With his score, Murray Gold weaves the opening notes of Ten’s theme, “The Doctor Forever”, and Martha’s leitmotif, “Martha’s Theme”, together to symbolize their growing friendship throughout the season (which he later does again in the coda for “The Family Of Blood“). “Gridlock” also marks the debut of Series 3’s pulse-pounding, action-adventure theme, “All the Strange, Strange Creatures“. It’s fitting that it makes its first appearance here: Martha didn’t quite know what she was getting into when she ran off with the Doctor in “Smith and Jones”, but she does now and she’s still onboard for more. Variations of it are used throughout Series 3, culminating in “42“, one of the most dangerous adventures of the season. Lastly, the Face of Boe’s theme (simply titled “Boe“) is given a gentle, gorgeous vocal presentation for his death scene that really warms your heart.
Compared to other writers from the RTD era, I feel like Russell T. Davies wasn’t always given his due, because of misfires like “Aliens Of London” or “Love And Monsters“. When he wanted to, the man could write some thoughtful, moving episodes, and “Gridlock” is one of them.
* “It’s all your fault, you lied to the computer, you said there were three of us! You told them there were three!” “Repeat, urgent assistance. Car one zero hot five. This is an emergency! Help us! Oh my God, I’m begging you, please, help us!” Damn, Doctor Who didn’t waste any time with the traditional red shirt murder in this episode.
* “What’s it like? Are there outer space cities, all spires and stuff? Great big temples and cathedrals? Lots of planets in the sky?” “The sky’s a burnt orange, with the Citadel enclosed in a mighty glass dome, shining under the twin suns. Beyond that, the mountains go on forever. Slopes of deep red grass, capped with snow”.
* “So that’s the human race five billion years in the future. Off their heads on chemicals”.
* “Word of advice, all of you. Cash up, close down and pack your bags” “Why’s that, then?” “Because as soon as I’ve found her, alive and well – and I will find her alive and well – then I’m coming back, and this street is closing tonight!” Umm, Doctor, those dealers don’t even know who you are, why would they be scared of you?
* “I’m pregnant. We only discovered it last week. Scan says it’s going to be a boy” “Great. What do I do now, congratulate my kidnappers?” Yes, drag them, Martha.
* “It’s only ten miles” “How long is it going to take?” “About six years” “….What?!”
* ” Is there anyone else? I once met the Duke of Manhattan. Is there any way of getting through to him?” “Oh now, ain’t you lordly?”
* “They say people go missing on the motorway.
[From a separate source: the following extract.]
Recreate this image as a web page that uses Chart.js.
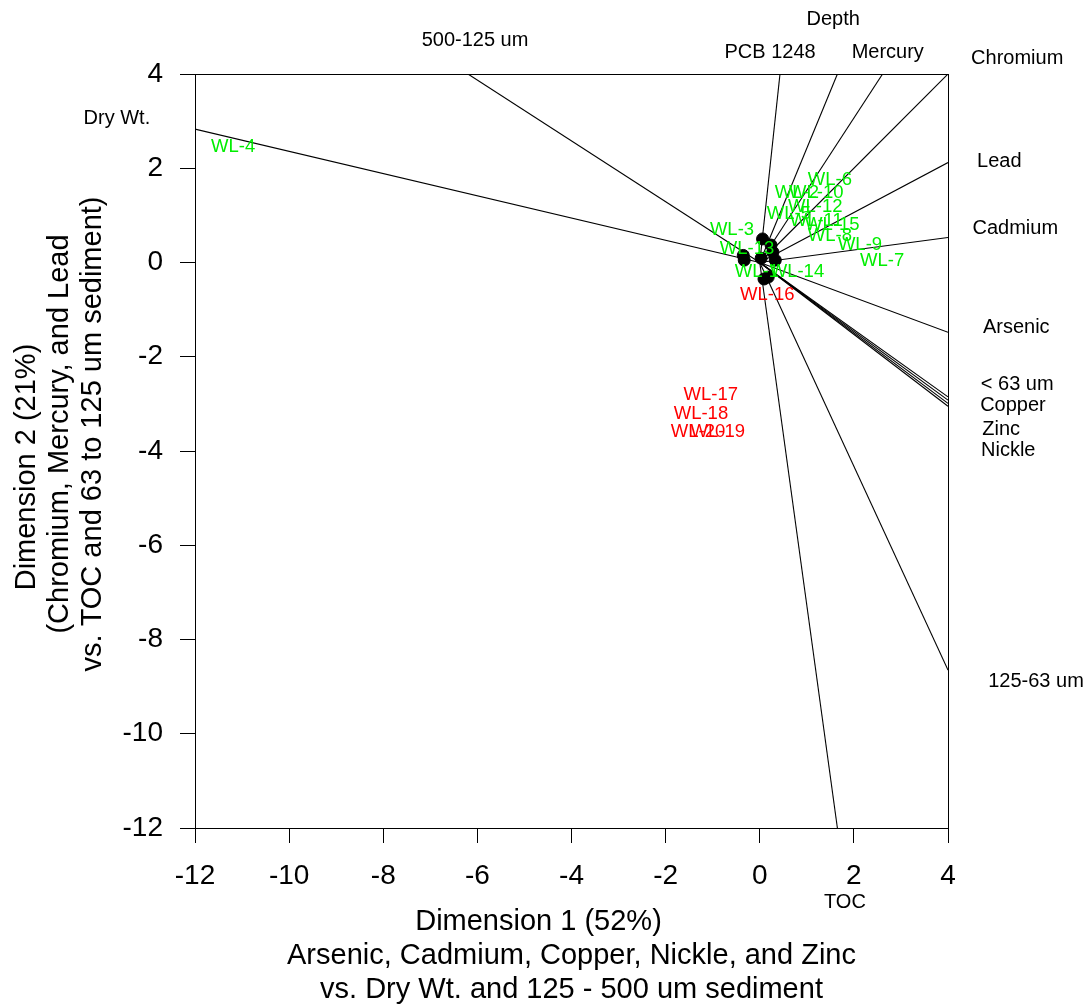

Some cars just vanish, never to be seen again, because there’s something living down there in the smoke. Something huge and hungry. And if you get lost on the road, it’s waiting for you”.
* “Someone’s got to ask, because you might not talk about it, but it’s there in your eyes. What if the traffic jam never stops?” “There’s a whole city above us. The mighty city state of New New York. They wouldn’t just leave us!” “In that case, where are they, hmm? What if there’s no help coming, not ever? What if there’s nothing? Just the motorway, with the cars going round and round and round and round, never stopping. Forever“.
* “He’s completely insane!” “That, and a bit magnificent!”
* Funny background detail: that sharply dressed gentleman goes from looking very confused to looking very alarmed when the Doctor brings up how Novice Hame used to grow humans to experiment on – just tossing that little tidbit out there without context.
* “But that means that the only hope right now is a complete stranger. Well, that’s no use!” “It is, though, because you haven’t seen the things he can do. Honestly, just trust me, both of you. You’ve got your faith, you’ve got your songs and your hymns, and I’ve got the Doctor”.
* If the Face of Boe really is Captain Jack, think of how surreal his previous episodes must have been. The Face of Boe was there when Rose took her very trip through time with Nine in “The End of The World”, and seeing her wide-eyed and young again for the first time in five billion years must have been like looking at a ghost.
* “I have seen so much. Perhaps too much. I am the last of my kind, as you are the last of yours, Doctor” “That’s why we have to survive. Both of us. Don’t go” “I must. But know this, Time Lord. You are not alone”.
* “You should have seen it, that old planet. The second sun would rise in the south, and the mountains would shine. The leaves on the trees were silver, and when they caught the light every morning, it looked like a forest on fire. When the autumn came, the breeze would blow through the branches like a song”.